Don: With respect to the other musicians, when we talk about improvisation, what we try to do in the group is—and it's an evolving thing, like dividing a half by half, you never quite get there—I like to call it conversational music. We're trying to have a conversation. Yes, I am now improvising, but if Phil, the bass player, wants to interject something or support it in a different way, I'll try to listen to him and pick up on that. And I'm always listening to the drummer—in this case, our current drummer is Matt Johnson. We've been developing a language, or just becoming aware of the way each other plays, so we can anticipate each other a little more. Sometimes we coincide in really musical and fun ways; other times you're just chasing each other around.
It is about trying to keep a 360-degree awareness of what's going on around you—on stage, in the room, earlier in the day: what was the song we just played, what did we talk about on break? I think this group has gotten better and better because we've been playing more, but also because we've gotten to know each other better.
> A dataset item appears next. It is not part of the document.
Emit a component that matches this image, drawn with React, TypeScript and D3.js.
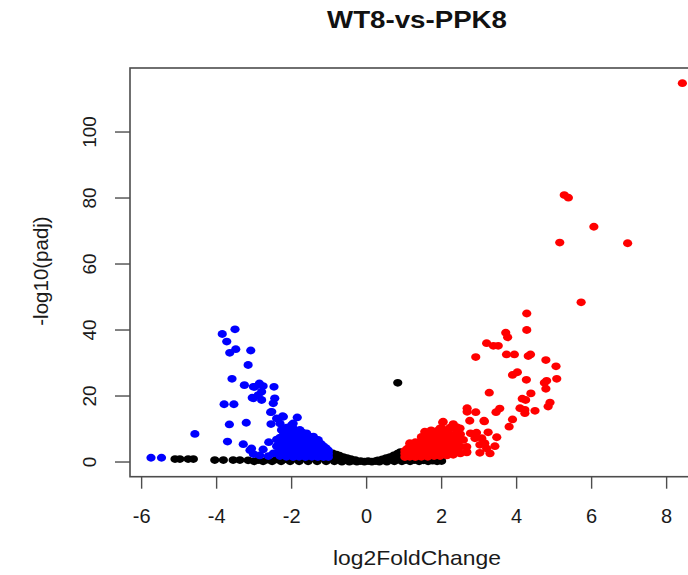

I've known Phil for years, but Matt is a fairly new friend. We've had long conversations at rehearsals—Matt will talk about drums, about rhythm. And sometimes we'll just talk about life and get to know each other. I think those conversations are the most important part of building a band's chemistry that can then reveal itself on stage.
Garnett: And perhaps in the record, too. Those kinds of conversations—even though Matt is newer—you can still feel that these players know each other and care about sharing something through listening. I like that we're closing on the way friendship can factor into making music.
Don: The most important part of it is these friendships. I've had the opportunity to work with some amazing composers, like Richard Martin from Shibboleth. We made a couple of records years ago; the band is still somewhat active, and Richard just moved to Austin from Dallas. So I've gotten to see Richard regularly again, and we've been playing a lot—which has been fantastic.
And there it is—it's a friendship, and it's circling back as we move forward. It's like a boat moving down a stream, and the eddies it leaves in its wake circle around the linear path cutting through the water. I feel like that's what's happening here.